Dan has returned to America many times since leaving but always "to Phoenix, to Los Angeles, to New York, to Dallas and Florida". It is clear that the gulf which divides Hollybush - population 11,000, its main street a "cluster of competitive churches" - from such cities is as wide as the one which stretches across the Atlantic. "We lived in the middle of nature among amiable morons," recalls Dan's sister, "It was the kind of America nobody knows or cares about".

Dan cares, although it is never made clear whether his affection for his former home derives from a genuine respect for its virtues or a sentimental yearning for lost innocence. As in much of his work, Cartwright explores themes of cultural cross-fertilisation, especially the mixed blessings of living in "the American century".

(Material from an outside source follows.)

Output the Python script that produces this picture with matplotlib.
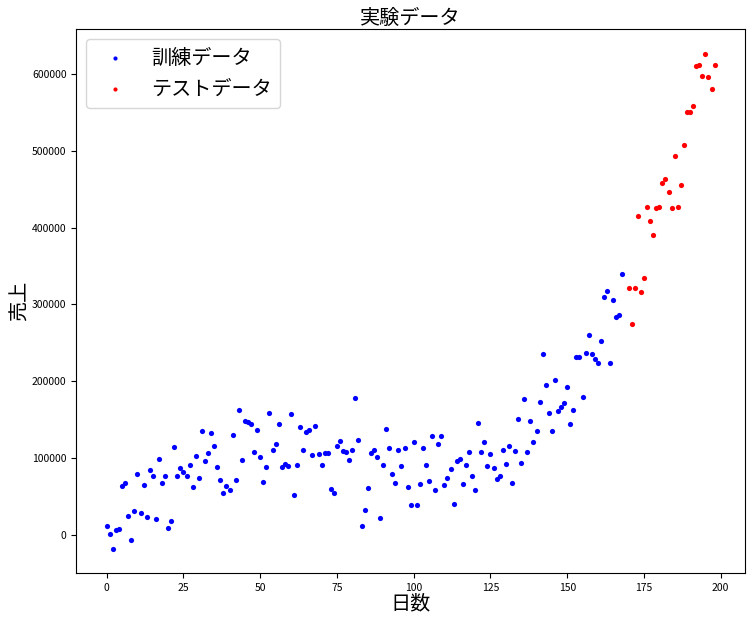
import numpy as np
import matplotlib
matplotlib.use('Agg')
import matplotlib.pyplot as plt

plt.rcParams['font.family'] = ['Noto Sans CJK JP', 'DejaVu Sans']

# 訓練データ (日 0..168)
train_days = np.arange(0, 169)
train_sales = [
    11000, 1000, -17800, 7000, 8300, 63200, 67100, 24000, -6000, 30500,
    78800, 27900, 64500, 22700, 84100, 76200, 20100, 98400, 67100, 76200,
    9600, 17500, 114100, 76200, 86700, 81400, 76200, 90600, 61900, 102300,
    73600, 135000, 95800, 106300, 132400, 115400, 88000, 71000, 54000, 63200,
    57900, 129800, 71000, 162400, 97100, 148000, 146700, 144100, 107600, 136300,
    101000, 68400, 88000, 158500, 110200, 118000, 144100, 88000, 91900, 89300,
    157200, 51400, 90600, 140200, 110200, 133700, 136300, 103600, 141500, 104900,
    90600, 106300, 106300, 59300, 54000, 115400, 121900, 108900, 107600, 97100,
    110200, 178100, 123200, 11000, 31800, 60600, 106300, 110200, 101000, 21400,
    90600, 137600, 112800, 78800, 67100, 110200, 89300, 112800, 61900, 38400,
    120600, 38400, 65800, 112800, 90600, 69700, 128400, 57900, 118000, 128400,
    64500, 73600, 85400, 39700, 95800, 98400, 65800, 90600, 107600, 76200,
    57900, 145400, 107600, 120600, 89300, 104900, 86700, 72300, 76200, 110200,
    91900, 115400, 67100, 108900, 150600, 93200, 176700, 107600, 148000, 120600,
    135000, 172800, 235500, 195000, 158500, 135000, 201600, 161100, 166300, 171500,
    192400, 144100, 162400, 231600, 231600, 179400, 236800, 260300, 235500, 229000,
    223800, 252500, 309900, 317700, 223800, 306000, 283800, 286400, 339900,
]

# テストデータ (日 170..198)
test_days = np.arange(170, 199)
test_sales = [
    321700, 274700, 321700, 414400, 316400, 334700, 426100, 409100, 390900, 424800,
    426100, 457400, 462700, 445700, 424800, 492700, 426100, 454800, 507000, 550100,
    550100, 558000, 610200, 611500, 597100, 625800, 595800, 580200, 611500,
]

fig = plt.figure(figsize=(7.56, 6.2), dpi=100)
ax = fig.add_axes([0.101, 0.0753, 0.8844, 0.8774])

ax.scatter(train_days, train_sales, s=14, c='blue', linewidths=0, label='訓練データ')
ax.scatter(test_days, test_sales, s=14, c='red', linewidths=0, label='テストデータ')

ax.set_title('実験データ', fontsize=14.5, pad=2)
ax.set_xlabel('日数', fontsize=14.5, labelpad=0)
ax.set_ylabel('売上', fontsize=14.5, labelpad=1)
ax.set_xticks([0, 25, 50, 75, 100, 125, 150, 175, 200])
ax.set_yticks([0, 100000, 200000, 300000, 400000, 500000, 600000])
ax.tick_params(labelsize=7.5)
ax.legend(loc='upper left', fontsize=14.5, markerscale=0.8)

plt.savefig('out.png', dpi=100)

When a Second World War veteran waxes lyrical about his time in the Fens, Dan ruminates on the loss of that gentler England. And yet it has been swept away by the very American brashness and individualism he extols.

Dan notes that "movies have been made and books written about reunions because they are particularly charged". The highest charge in Leading The Cheers is generated by Dan's re-encounter with Gloria, the first love with whom he had furtive sex on Thomas Jefferson's bed during a school trip to Monticello.

According to her, this resulted in the birth of their daughter Belinda, who was later murdered by a serial killer. Comparable tension derives from his meeting with Gary, his former best friend who, after a breakdown at Harvard, believes himself to be the reincarnation of the Indian warrior Pale Eagle. In this guise, he persuades Dan to steal a sacred scroll from the British Museum.

is a richly comic novel, with certain aspects of the Middle American setting - in particular, the all-year round Christmas store in which Gloria works - offering considerable scope for Cartwright's satiric pen. The writing is deeply textured: not for nothing does Dan more than once cite Emerson's phrase about "the connectedness of things".

Cartwright's literary method is to underline this connectedness with imagery, such as the lions in Look At It This Way. Here, his key concerns are individual and social responsibility, and the powers of history and memory.

He links these themes through references to the Native Americans, original inhabitants of the mid-West, who have been thrown off their land but remain a constant verbal presence - giving their names to a car (Pontiac), a state (Indiana) and a sports team (the Redskins).

The novel is marred only be a certain ambivalence in Cartwright's attitude to the pivotal figure of Gary. Native American spirituality imbues his adopted persona with an authority which would be lacking in, say, an Oxford undergraduate who purported to be the reincarnation of Nelson. Cartwright's refusal either to question or to endorse Gary's claim is a source of confusion rather than ambiguity. In the end, the reader, rather like Dan, leaves Hollybush enriched but unenlightened.